§ Entries provided:

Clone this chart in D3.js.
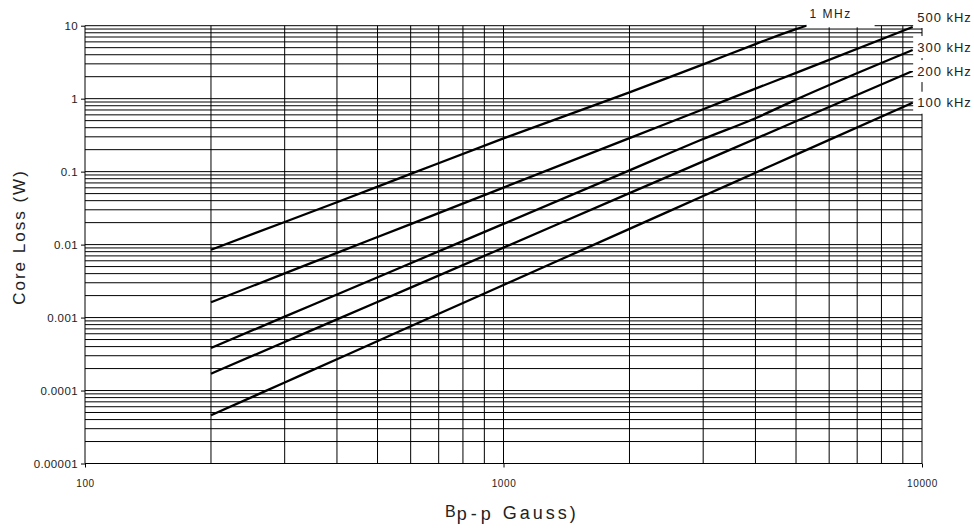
<!DOCTYPE html>
<html>
<head>
<meta charset="utf-8">
<script src="https://cdn.jsdelivr.net/npm/d3@7"></script>
<style>
    body { margin: 0; background: #fff; }
    text { font-family: "Liberation Sans", Arial, sans-serif; fill: #222; }
</style>
</head>
<body>
<div id="chart"></div>
<script>
// flux density (gauss) where the curves were read
const bGauss = [200, 300, 400, 600, 1000, 2000, 3000, 4000, 5000, 9500];
const bGauss1M = [200, 300, 400, 600, 1000, 2000, 3000, 4000, 5000, 5300];

const loss1MHz = [0.0085, 0.0204, 0.038, 0.093, 0.285, 1.22, 2.95, 5.6, 9.0, 10];
const loss500k = [0.00162, 0.00403, 0.0077, 0.0191, 0.0605, 0.288, 0.716, 1.37, 2.26, 9.6];
const loss300k = [0.000383, 0.00103, 0.00207, 0.00556, 0.0192, 0.104, 0.280, 0.54, 0.97, 4.64];
const loss200k = [0.00017, 0.000463, 0.000944, 0.00257, 0.0091, 0.0507, 0.138, 0.282, 0.49, 2.39];
const loss100k = [0.0000458, 0.000129, 0.000269, 0.00076, 0.0028, 0.0164, 0.0463, 0.0966, 0.171, 0.88];

const seriesNames = ["1 MHz", "500 kHz", "300 kHz", "200 kHz", "100 kHz"];
const xTickLabels = ["100", "1000", "10000"];
const yTickLabels = ["0.00001", "0.0001", "0.001", "0.01", "0.1", "1", "10"];

const width = 974;
const height = 529;

const series = [
    { name: seriesNames[0], b: bGauss1M, v: loss1MHz },
    { name: seriesNames[1], b: bGauss, v: loss500k },
    { name: seriesNames[2], b: bGauss, v: loss300k },
    { name: seriesNames[3], b: bGauss, v: loss200k },
    { name: seriesNames[4], b: bGauss, v: loss100k }
];

const x = d3.scaleLog().domain([100, 10000]).range([85, 922]);
const y = d3.scaleLog().domain([0.00001, 10]).range([463.5, 25.7]);

const svg = d3.select("#chart").append("svg")
    .attr("width", width)
    .attr("height", height);

// grid: every 1..9 of each decade
const xGrid = [];
for (let e = 2; e < 4; e++) for (let k = 1; k < 10; k++) xGrid.push(k * Math.pow(10, e));
xGrid.push(10000);
const yGrid = [];
for (let e = -5; e < 1; e++) for (let k = 1; k < 10; k++) yGrid.push(k * Math.pow(10, e));
yGrid.push(10);

svg.append("g").selectAll("line")
    .data(yGrid)
    .enter().append("line")
    .attr("x1", x(100)).attr("x2", x(10000))
    .attr("y1", d => y(d)).attr("y2", d => y(d))
    .style("stroke", "#000")
    .style("stroke-width", 1);

svg.append("g").selectAll("line")
    .data(xGrid)
    .enter().append("line")
    .attr("x1", d => x(d)).attr("x2", d => x(d))
    .attr("y1", y(10)).attr("y2", y(0.00001))
    .style("stroke", "#000")
    .style("stroke-width", 1);

// curves
const line = d3.line()
    .x(d => x(d[0]))
    .y(d => y(d[1]))
    .curve(d3.curveMonotoneX);

svg.append("g").selectAll("path")
    .data(series)
    .enter().append("path")
    .attr("d", s => line(s.b.map((b, i) => [b, s.v[i]])))
    .style("fill", "none")
    .style("stroke", "#000")
    .style("stroke-width", 2.3);

// axes ticks (decades only)
const xAxis = d3.axisBottom(x)
    .tickValues(xTickLabels.map(Number))
    .tickFormat((d, i) => xTickLabels[i])
    .tickSize(4);
const yAxis = d3.axisLeft(y)
    .tickValues(yTickLabels.map(Number))
    .tickFormat((d, i) => yTickLabels[i])
    .tickSize(4);

const gx = svg.append("g").attr("transform", `translate(0,${y(0.00001)})`).call(xAxis);
gx.select(".domain").remove();
gx.selectAll("text")
    .attr("y", 16)
    .style("font-size", "10px")
    .style("letter-spacing", "0.6px")
    .style("font-family", "Liberation Sans, Arial, sans-serif")
    .style("fill", "#222");

const gy = svg.append("g").attr("transform", `translate(${x(100)},0)`).call(yAxis);
gy.select(".domain").remove();
gy.selectAll("text")
    .attr("x", -7)
    .style("font-size", "11.5px")
    .style("letter-spacing", "0.4px")
    .style("font-family", "Liberation Sans, Arial, sans-serif")
    .style("fill", "#222");

// labels at curve ends, boxed in white like the original
const labelNudge = [0, -10, -3, 0, 0];
series.forEach((s, i) => {
    const bEnd = s.b[s.b.length - 1];
    const vEnd = s.v[s.v.length - 1];
    if (i === 0) {
        const lx = x(bEnd);
        svg.append("rect")
            .attr("x", lx).attr("y", 2)
            .attr("width", 68).attr("height", y(10) + 1.6 - 2)
            .style("fill", "#fff");
        svg.append("text")
            .attr("x", lx + 24).attr("y", y(vEnd) - 12)
            .attr("dy", "0.35em")
            .attr("text-anchor", "middle")
            .style("font-size", "12px")
            .style("letter-spacing", "1.5px")
            .text(s.name);
    } else {
        const ly = y(vEnd) + labelNudge[i];
        svg.append("rect")
            .attr("x", x(bEnd) + 0.5).attr("y", ly - 11)
            .attr("width", 62).attr("height", 22)
            .style("fill", "#fff");
        svg.append("text")
            .attr("x", x(bEnd) + 4.5).attr("y", ly)
            .attr("dy", "0.35em")
            .style("font-size", "13px")
            .style("letter-spacing", "1px")
            .text(s.name);
    }
});

// axis titles
svg.append("text")
    .attr("transform", "translate(25,237) rotate(-90)")
    .attr("text-anchor", "middle")
    .style("font-size", "17px")
    .style("letter-spacing", "2px")
    .text("Core Loss (W)");

const xt = svg.append("text")
    .attr("x", 445).attr("y", 516.7);
xt.append("tspan")
    .style("font-size", "16px")
    .text("B");
xt.append("tspan")
    .attr("dx", 1).attr("dy", 3)
    .style("font-size", "18px")
    .style("letter-spacing", "4px")
    .text("p-p");
xt.append("tspan")
    .attr("dy", -0.3)
    .style("font-size", "18px")
    .style("letter-spacing", "3px")
    .text(" Gauss)");
</script>
</body>
</html>
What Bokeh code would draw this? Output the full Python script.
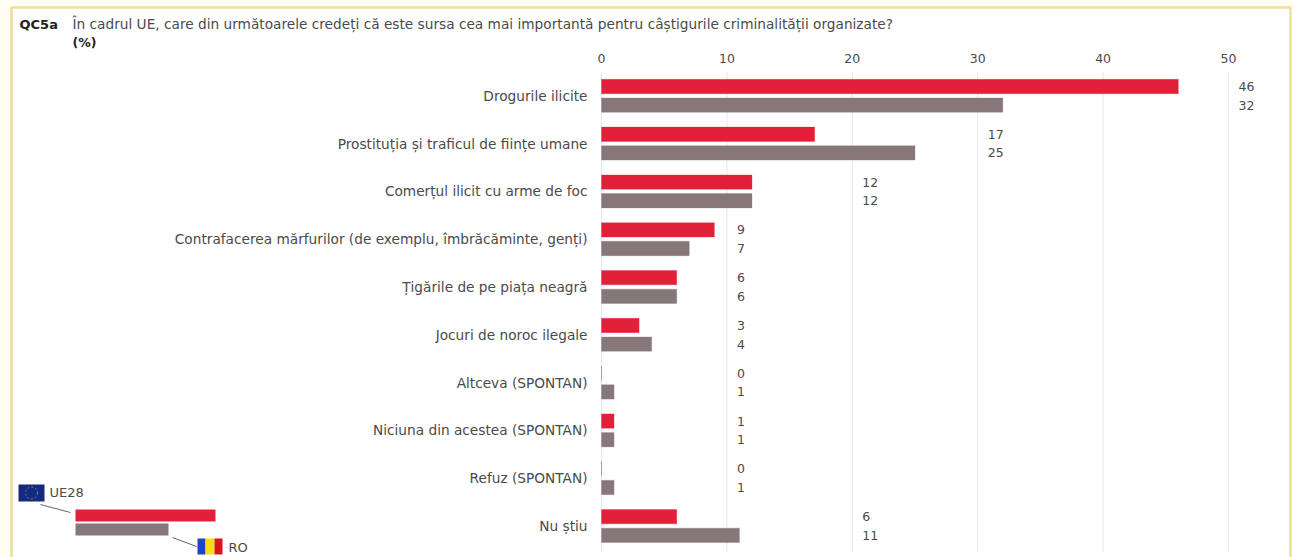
import math
from bokeh.embed import file_html
from bokeh.resources import INLINE
from bokeh.plotting import figure
from bokeh.models import (ColumnDataSource, Range1d, Label, BoxAnnotation, LinearAxis,
                          PolyAnnotation, FixedTicker)
from bokeh.transform import dodge
from bokeh.core.properties import value

categories = [
    "Drogurile ilicite",
    "Prostituția și traficul de ființe umane",
    "Comerțul ilicit cu arme de foc",
    "Contrafacerea mărfurilor (de exemplu, îmbrăcăminte, genți)",
    "Țigările de pe piața neagră",
    "Jocuri de noroc ilegale",
    "Altceva (SPONTAN)",
    "Niciuna din acestea (SPONTAN)",
    "Refuz (SPONTAN)",
    "Nu știu",
]
ue28 = [46, 17, 12, 9, 6, 3, 0, 1, 0, 6]
ro = [32, 25, 12, 7, 6, 4, 1, 1, 1, 11]
x_ticks = [0, 10, 20, 30, 40, 50]

FONT = "DejaVu Sans"
RED = "#e3203a"
GREY = "#86777b"
TEXT = "#4a4a4a"
W, H = 1293, 557
rows = list(range(len(categories)))

# Scale of the plot area: the frame fills the page so the heading and key can share it
PX_PER_UNIT = 12.54
PX_PER_ROW = 47.8
X0_PX = 601
ROW0_PX = 95.3

# Value labels sit just past the next gridline beyond the row's longest bar
label_x = [math.ceil(max(a, b) / 10) * 10 for a, b in zip(ue28, ro)]
source = ColumnDataSource(dict(
    row=rows, ue28=ue28, ro=ro, label_x=label_x,
    ue28_txt=[str(v) for v in ue28], ro_txt=[str(v) for v in ro],
))

p = figure(
    width=W, height=H, output_backend="svg", toolbar_location=None,
    x_range=Range1d(-X0_PX / PX_PER_UNIT, (W - X0_PX) / PX_PER_UNIT),
    y_range=Range1d((H - ROW0_PX) / PX_PER_ROW, -ROW0_PX / PX_PER_ROW),
    x_axis_location=None, y_axis_location=None, min_border=0,
)
p.outline_line_color = None
p.background_fill_color = "#fffef0"
p.border_fill_color = "#fffef0"
p.xgrid.visible = False
p.ygrid.visible = False


# Annotation helpers take page coordinates measured from the top-left corner
def sy(y):
    return H - y


def box(l, t, r, b, color, level="overlay"):
    p.add_layout(BoxAnnotation(left=l, right=r, top=sy(t), bottom=sy(b),
                               left_units="screen", right_units="screen",
                               top_units="screen", bottom_units="screen",
                               fill_color=color, fill_alpha=1, line_color=None, level=level))


def poly(xs, ys, **kw):
    p.add_layout(PolyAnnotation(xs=xs, ys=[sy(v) for v in ys], fill_alpha=0, line_alpha=1,
                                xs_units="screen", ys_units="screen", level="overlay", **kw))


def text(x, y, s, size="12px", style="normal", color=TEXT):
    p.add_layout(Label(x=x, y=sy(y), x_units="screen", y_units="screen", text=s,
                       text_font=FONT, text_font_size=size, text_font_style=style,
                       text_color=color, text_baseline="middle"))


# White panel behind everything else
box(11, 7, 1290, 557, "white", level="underlay")

# Gridlines span the rows only
p.segment(x0=x_ticks, x1=x_ticks, y0=[-0.5] * 6, y1=[9.55] * 6, line_color="#e9e7e7", line_width=1)

top_axis = LinearAxis(fixed_location=-0.5, ticker=FixedTicker(ticks=x_ticks))
top_axis.axis_line_color = None
top_axis.major_tick_line_color = None
top_axis.minor_tick_line_color = None
top_axis.major_label_text_font = FONT
top_axis.major_label_text_font_size = "12.5px"
top_axis.major_label_text_color = TEXT
top_axis.major_label_standoff = 3
p.add_layout(top_axis, "above")

row_axis = LinearAxis(fixed_location=0, ticker=FixedTicker(ticks=rows),
                      major_label_overrides=dict(zip(rows, categories)))
row_axis.axis_line_color = None
row_axis.major_tick_line_color = None
row_axis.minor_tick_line_color = None
row_axis.major_label_text_font = FONT
row_axis.major_label_text_font_size = "13.7px"
row_axis.major_label_text_color = TEXT
row_axis.major_label_standoff = 8
p.add_layout(row_axis, "left")

BAR_H = 0.30
OFFSET = 0.195
p.hbar(y=dodge("row", -OFFSET), right="ue28", left=0, height=BAR_H, source=source,
       fill_color=RED, line_color=RED, line_alpha=0.3)
p.hbar(y=dodge("row", OFFSET), right="ro", left=0, height=BAR_H, source=source,
       fill_color=GREY, line_color=GREY, line_alpha=0.3)

for col, off in (("ue28_txt", -OFFSET), ("ro_txt", OFFSET)):
    p.text(x="label_x", y=dodge("row", off), text=col, source=source,
           x_offset=10, text_baseline="middle", text_font=value(FONT),
           text_font_size="12.5px", text_color=TEXT)

# Panel frame
poly([11, 1290, 1290, 11], [7, 7, 560, 560], line_color="#ebe09a", line_width=2.5)

# Heading
text(19, 23.5, "QC5a", "13px", "bold", "#222222")
text(72, 23.5, "În cadrul UE, care din următoarele credeți că este sursa cea mai importantă pentru "
               "câștigurile criminalității organizate?", "13.7px")
text(72, 42, "(%)", "12.5px", "bold", "#222222")

# Key: sample bars, flags and leader lines
box(75, 509, 215, 521, RED)
box(75, 523, 168, 535, GREY)
poly([40, 70], [504, 512], line_color="#666666", line_width=1)
poly([172, 196], [537, 546], line_color="#666666", line_width=1)
box(18, 484, 44, 501, "#142a7e")
ring = [(31 + 6 * math.cos(i * math.pi / 12), 492.5 + 6 * math.sin(i * math.pi / 12)) for i in range(24)]
poly([a for a, _ in ring], [b for _, b in ring], line_color="#8f8a50", line_width=1, line_dash="2 2")
text(49, 492, "UE28", "13px")
box(197, 538, 205, 554, "#1f45c4")
box(205, 538, 214, 554, "#f7dc13")
box(214, 538, 222, 554, "#d8141c")
text(228, 547, "RO", "13px")

open("out.html", "w").write(file_html(p, INLINE))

§ Task instructions: Begin with the line that contains "What Bokeh code", end with the line that contains "from bokeh.core.properties import value", and set down every line in that range exactly as it stands, minus the pictures.

§ Solution to the exercise:
What Bokeh code would draw this? Output the full Python script.
import math
from bokeh.embed import file_html
from bokeh.resources import INLINE
from bokeh.plotting import figure
from bokeh.models import (ColumnDataSource, Range1d, Label, BoxAnnotation, LinearAxis,
                          PolyAnnotation, FixedTicker)
from bokeh.transform import dodge
from bokeh.core.properties import value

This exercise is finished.